Sicuramente noi ragazzi del gruppo Giovanissimi, riprendiamo il nostro cammino da lì, volenterosi di aiutare e metterci in gioco cercando di far conoscere questa realtà a più giovani possibili.
Ci è stato insegnato che il bene va fatto bene, che chi cerca si scoprirà trovato, e soprattutto che la bontà è disarmante, infatti la gioia, la volontà, i sorrisi di chiunque noi abbiamo incontrato al Sermig hanno messo da parte la stanchezza. Vedere tutti i volontari e la fraternità ci fa sperare in un mondo privo di guerre, alimentato dalla pace.
Noi come gruppo Giovanissimi, siamo pronti a buttarci in altre mille avventure e di trasmettere con gioia e dedizione tutto ciò che ci è stato insegnato al Sermig. Tutti noi siamo pronti a dare il nostro segno a questo mondo. Ricordiamoci che anche nel nostro piccolo le cose si possono cambiare e noi partiamo proprio da questo.
Un grazie immenso va ad Anna Chiara: la nostra tutor speciale all’interno dell’arsenale. Lei è entrata nei nostri cuori e di ogni sua singola parola ne abbiamo fatto tesoro.

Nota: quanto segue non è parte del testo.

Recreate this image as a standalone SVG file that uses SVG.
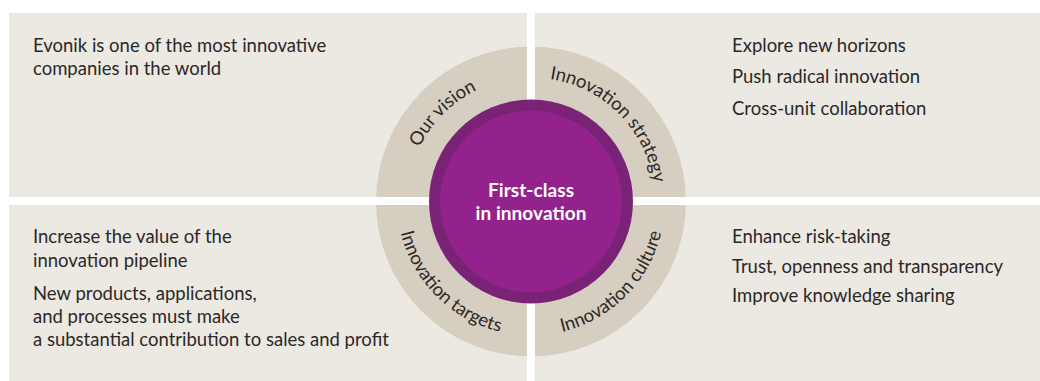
<svg xmlns="http://www.w3.org/2000/svg" width="1040" height="381" viewBox="0 0 1040 381">
<style>
.panel{fill:#ECE9E3}
.t{font-family:Lato,"Open Sans",sans-serif;font-size:18.5px;fill:#2b2827}
.ring{font-family:Lato,"Open Sans",sans-serif;font-size:18.5px;fill:#2b2827}
.c{font-family:Lato,"Open Sans",sans-serif;font-size:19px;font-weight:bold;fill:#ffffff;text-anchor:middle}
</style>
<defs>
<path id="pTL" d="M407,201.5 A124,124 0 0 1 531,77.5"/>
<path id="pTR" d="M531,77.5 A124,124 0 0 1 655,201.5"/>
<path id="pBL" d="M397,201.5 A134,134 0 0 0 531,335.5"/>
<path id="pBR" d="M531,335.5 A134,134 0 0 0 665,201.5"/>
</defs>
<rect width="1040" height="381" fill="#ffffff"/>
<g id="panel-vision">
<rect class="panel" x="9" y="13" width="518" height="184"/>
<text class="t" x="33" y="52">Evonik is one of the most innovative</text>
<text class="t" x="33" y="75">companies in the world</text>
</g>
<g id="panel-strategy">
<rect class="panel" x="535" y="13" width="505" height="184"/>
<text class="t" x="732" y="52">Explore new horizons</text>
<text class="t" x="732" y="83">Push radical innovation</text>
<text class="t" x="732" y="115">Cross-unit collaboration</text>
</g>
<g id="panel-targets">
<rect class="panel" x="9" y="205" width="518" height="176"/>
<text class="t" x="33" y="243">Increase the value of the</text>
<text class="t" x="33" y="266.5">innovation pipeline</text>
<text class="t" x="33" y="300">New products, applications,</text>
<text class="t" x="33" y="323">and processes must make</text>
<text class="t" x="33" y="346">a substantial contribution to sales and profit</text>
</g>
<g id="panel-culture">
<rect class="panel" x="535" y="205" width="505" height="176"/>
<text class="t" x="732" y="243">Enhance risk-taking</text>
<text class="t" x="732" y="272.5">Trust, openness and transparency</text>
<text class="t" x="732" y="301.5">Improve knowledge sharing</text>
</g>
<g id="ring">
<circle cx="531" cy="201.5" r="155" fill="#D6CEC0"/>
<rect x="527" y="40" width="8" height="325" fill="#ffffff"/>
<rect x="370" y="197" width="325" height="8" fill="#ffffff"/>
<text class="ring"><textPath href="#pTL" startOffset="50%" text-anchor="middle">Our vision</textPath></text>
<text class="ring"><textPath href="#pTR" startOffset="50%" text-anchor="middle">Innovation strategy</textPath></text>
<text class="ring"><textPath href="#pBL" startOffset="50%" text-anchor="middle">Innovation targets</textPath></text>
<text class="ring"><textPath href="#pBR" startOffset="50%" text-anchor="middle">Innovation culture</textPath></text>
</g>
<g id="center">
<circle cx="531" cy="201.5" r="102" fill="#7A2376"/>
<circle cx="531" cy="201.5" r="91" fill="#93228D"/>
<text class="c" x="531" y="197" textLength="86" lengthAdjust="spacing">First-class</text>
<text class="c" x="531" y="220" textLength="111" lengthAdjust="spacing">in innovation</text>
</g>
</svg>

Un ringraziamento speciale lo dobbiamo ai nostri educatori: Giuls, Marco, Marty, Bru, Rebby e Don Emanuele, voi vi siete fidati di noi, ci avete fatto vivere un’esperienza più grande del previsto, che ci ha fatto tornare a casa pieni, non solo di felicità, gioia, consapevolezza e amore, ma anche di tante domande che continueremo a coltivare con voi!